Park Hyatt New York Review: The Best Room I’ve Ever Barely Used

I have a general rule: the higher the luxury tier, the steeper the diminishing returns. I was curious to see whether that theory holds true for a Park Hyatt. What I found was harder to answer than I expected, and not for the reasons I anticipated.

This was my first Park Hyatt, and it was also a last-minute one-night stay. I had originally booked a standard King room, so what followed was unexpected: an unprompted upgrade to a one-bedroom suite.

Location

The Park Hyatt New York sits at 153 W 57th Street in Midtown Manhattan. It’s directly across from Carnegie Hall, a short two-block walk from Central Park, and steps from the 57 St-7 Ave subway station. The location is excellent: far enough from the chaos of Times Square to feel calm, yet close enough to a wealth of attractions. MoMA, Fifth Avenue, and Rockefeller Center are all within easy reach.

The Room

This was by far the largest room I’ve stayed in across the entire Hyatt portfolio. The 900 sq ft one-bedroom suite was undeniably luxurious, almost comically so for a one night stay. Floor-to-ceiling windows spanned two walls of the living room, framing a stunning view of Carnegie Hall directly across the street.

The bathroom featured a walk-in shower, a separate soaking tub, and a private toilet compartment. The bedroom felt remarkably quiet, well-insulated from both the rest of the suite and the city outside. A second, fully separate powder room sat conveniently near the living room. The whole space felt less like a hotel room and more like a well-appointed Manhattan apartment, which, fitting for a building that shares its tower with One57 residences, is very much the point.

The suite is designed to be inhabited. Slow mornings with a Nespresso by those floor-to-ceiling windows, long evenings in the soaking tub, the kind of unhurried time that makes a space like this make sense. I did none of that. We dropped our bags and left for the Rockettes. That tension sits over everything that follows.

That said, one thing chipped away at the experience regardless: the minibar. If you’ve read my other reviews, you know this is a recurring frustration of mine with high-end hotels. At this price point, it should be complimentary. Full stop.

Facilities

The facilities are equally impressive, though I’ll be upfront: I didn’t use any of them. The indoor saltwater pool is a three-story aerie surrounded by tiger marble walls, and during a swim guests can hear music playing underwater, piped in from neighboring Carnegie Hall. A hot tub sits alongside it. The gym is fully stocked with park views. Spa Nalai, on the 25th floor, spans 13,000 sq ft with treatment rooms, a steam room, and partial Central Park views.

Service

Service was smooth throughout, which is perhaps the most you can say given how little time we gave the staff to work with. We arrived rushed and behind schedule, with only minutes to spare before the Rockettes. The front desk handled a swift check-in without missing a beat and sent our bags up while we hurried off. On checkout, the doorman held our luggage for the rest of the day without fuss.
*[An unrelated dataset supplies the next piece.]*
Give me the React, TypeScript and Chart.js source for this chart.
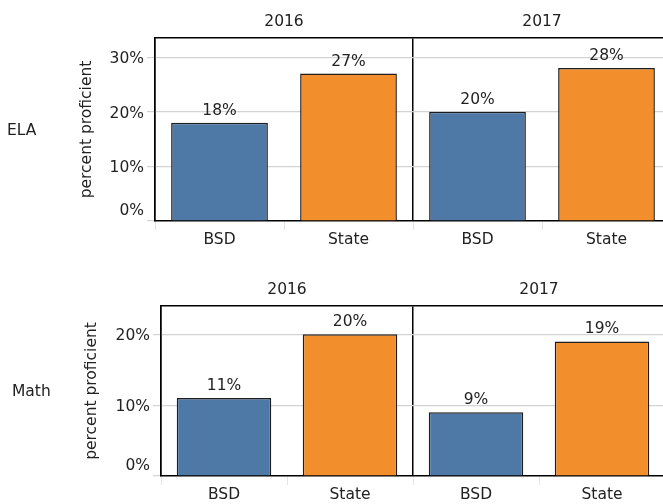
import React, { useEffect, useRef } from "react";
import { Chart, registerables } from "chart.js";

Chart.register(...registerables);

const categories = ["BSD", "State", "BSD", "State"];
const years = ["2016", "2017"];
const elaValues = [18, 27, 20, 28];
const mathValues = [11, 20, 9, 19];
const elaTicks = [0, 10, 20, 30];
const mathTicks = [0, 10, 20];
const elaMax = 33.5;
const mathMax = 24;
const rowLabels = ["ELA", "Math"];
const yTitle = "percent proficient";

const BLUE = "#4e79a7";
const ORANGE = "#f28e2b";
const FONT = "'DejaVu Sans', sans-serif";
const FS = 15.5;
const TEXT = "#222";
const GRID = "#d3d3d3";

const barColors = categories.map((c) => (c === "BSD" ? BLUE : ORANGE));

const valueLabelPlugin = {
  id: "valueLabels",
  afterDatasetsDraw(chart: any) {
    const ctx = chart.ctx;
    const meta = chart.getDatasetMeta(0);
    const data = chart.data.datasets[0].data;
    ctx.save();
    ctx.font = `${FS}px ${FONT}`;
    ctx.fillStyle = TEXT;
    ctx.textAlign = "center";
    ctx.textBaseline = "alphabetic";
    meta.data.forEach((el: any, i: number) => {
      ctx.fillText(`${data[i]}%`, el.x, el.y - 8);
    });
    ctx.restore();
  },
};

type Geo = {
  top: number;
  height: number;
  padLeft: number;
  yWidth: number;
  padRight: number;
  headH: number;
  footH: number;
};

function RowChart({ values, max, ticks, geo }: { values: number[]; max: number; ticks: number[]; geo: Geo }) {
  const ref = useRef<HTMLCanvasElement | null>(null);
  useEffect(() => {
    if (!ref.current) return;
    const chart = new Chart(ref.current, {
      type: "bar",
      data: {
        labels: categories,
        datasets: [
          {
            data: values,
            backgroundColor: barColors,
            borderColor: "#1e1e1e",
            borderWidth: 1.5,
            barPercentage: 0.75,
            categoryPercentage: 1,
            xAxisID: "x",
            yAxisID: "y",
          },
        ],
      },
      options: {
        animation: false,
        responsive: false,
        layout: { padding: { left: geo.padLeft, right: geo.padRight, top: 0, bottom: 0 } },
        plugins: { legend: { display: false }, tooltip: { enabled: false } },
        scales: {
          x: {
            type: "category",
            position: "bottom",
            offset: true,
            grid: {
              display: true,
              offset: true,
              drawOnChartArea: false,
              drawTicks: true,
              tickLength: 9,
              tickColor: "#e4e4e4",
              color: "#e4e4e4",
            },
            border: { display: true, color: "#000", width: 1.5 },
            ticks: { font: { family: FONT, size: FS }, color: TEXT, padding: 1, maxRotation: 0 },
            afterFit: (s: any) => {
              s.height = geo.footH;
            },
          },
          x2: {
            type: "category",
            position: "top",
            labels: years,
            offset: true,
            grid: {
              display: true,
              offset: true,
              drawOnChartArea: true,
              drawTicks: false,
              color: "#000",
              lineWidth: 1.5,
            },
            border: { display: true, color: "#000", width: 1.5 },
            ticks: { font: { family: FONT, size: FS }, color: TEXT, padding: 7, maxRotation: 0 },
            afterFit: (s: any) => {
              s.height = geo.headH;
            },
          },
          y: {
            type: "linear",
            position: "left",
            min: 0,
            max: max,
            grid: {
              display: true,
              drawTicks: true,
              tickLength: 8,
              tickColor: GRID,
              lineWidth: 1.2,
              color: (c: any) => (c.tick && c.tick.value === 0 ? "rgba(0,0,0,0)" : GRID),
            },
            border: { display: true, color: "#000", width: 1.5 },
            ticks: {
              font: { family: FONT, size: FS, lineHeight: 1.6 },
              color: TEXT,
              padding: 3,
              labelOffset: 2,
              includeBounds: false,
              callback: (v: any) => (v === 0 ? [`${v}%`, ""] : `${v}%`),
            },
            afterBuildTicks: (s: any) => {
              s.ticks = ticks.map((v) => ({ value: v }));
            },
            title: {
              display: true,
              text: yTitle,
              font: { family: FONT, size: FS },
              color: TEXT,
              padding: { top: 4, bottom: 4 },
            },
            afterFit: (s: any) => {
              s.width = geo.yWidth;
            },
          },
        },
      },
      plugins: [valueLabelPlugin],
    } as any);
    return () => chart.destroy();
  }, []);
  return (
    <canvas
      ref={ref}
      width={680}
      height={geo.height}
      style={{ position: "absolute", left: 0, top: geo.top, width: 680, height: geo.height }}
    />
  );
}

const labelStyle: React.CSSProperties = {
  position: "absolute",
  fontFamily: FONT,
  fontSize: FS,
  lineHeight: "20px",
  color: TEXT,
};

export default function App() {
  return (
    <div
      style={{
        position: "absolute",
        left: 0,
        top: 0,
        width: 663,
        height: 504,
        overflow: "hidden",
        background: "#fff",
      }}
    >
      <RowChart
        values={elaValues}
        max={elaMax}
        ticks={elaTicks}
        geo={{ top: 0, height: 260, padLeft: 74, yWidth: 81, padRight: 9, headH: 38, footH: 39 }}
      />
      <RowChart
        values={mathValues}
        max={mathMax}
        ticks={mathTicks}
        geo={{ top: 260, height: 260, padLeft: 79, yWidth: 82, padRight: 15, headH: 46, footH: 44 }}
      />
      <div style={{ ...labelStyle, left: 7, top: 120 }}>{rowLabels[0]}</div>
      <div style={{ ...labelStyle, left: 12, top: 381 }}>{rowLabels[1]}</div>
    </div>
  );
}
We were in and out, and the staff accommodated that gracefully. At a hotel promising this level of service, that’s actually saying something.

Food

I can’t comment on the food from personal experience. The property has The Living Room on the third floor, serving breakfast daily with panoramic views of 57th Street, and in-room dining is available. We didn’t try either. But this is New York, one of the world’s great dining cities, and skipping the hotel restaurant felt like the right call given everything else we missed out on.

Bottom Line

This property was a joy to stay at, and the unprompted upgrade despite only holding Discoverist status and booking a base King room was a genuinely pleasant surprise. But I’ll be honest about the limits of this review: I spent maybe four waking hours in that suite. We checked in rushed, left almost immediately, came back late, and checked out the next morning. I barely scratched the surface of what the property offers.

Which brings me back to the question I came in with. Is high luxury worth it? I came here expecting to find an answer. Instead I found a more interesting one: I’m not sure you can evaluate a hotel like this without giving it the time it’s designed for. The Park Hyatt isn’t selling you a room. It’s selling you the experience of slowing down in a very beautiful space in one of the world’s great cities. If your itinerary doesn’t have room for that, the hotel can’t do much about it.

So the diminishing returns I expected to find? I didn’t find them. But I also didn’t give the property a fair shot. I wouldn’t pay the $1,700 cash rate for the stay I had. But that’s almost beside the point. For 45,000 World of Hyatt points, I’m already planning a return trip, one where I actually intend to stay in the room.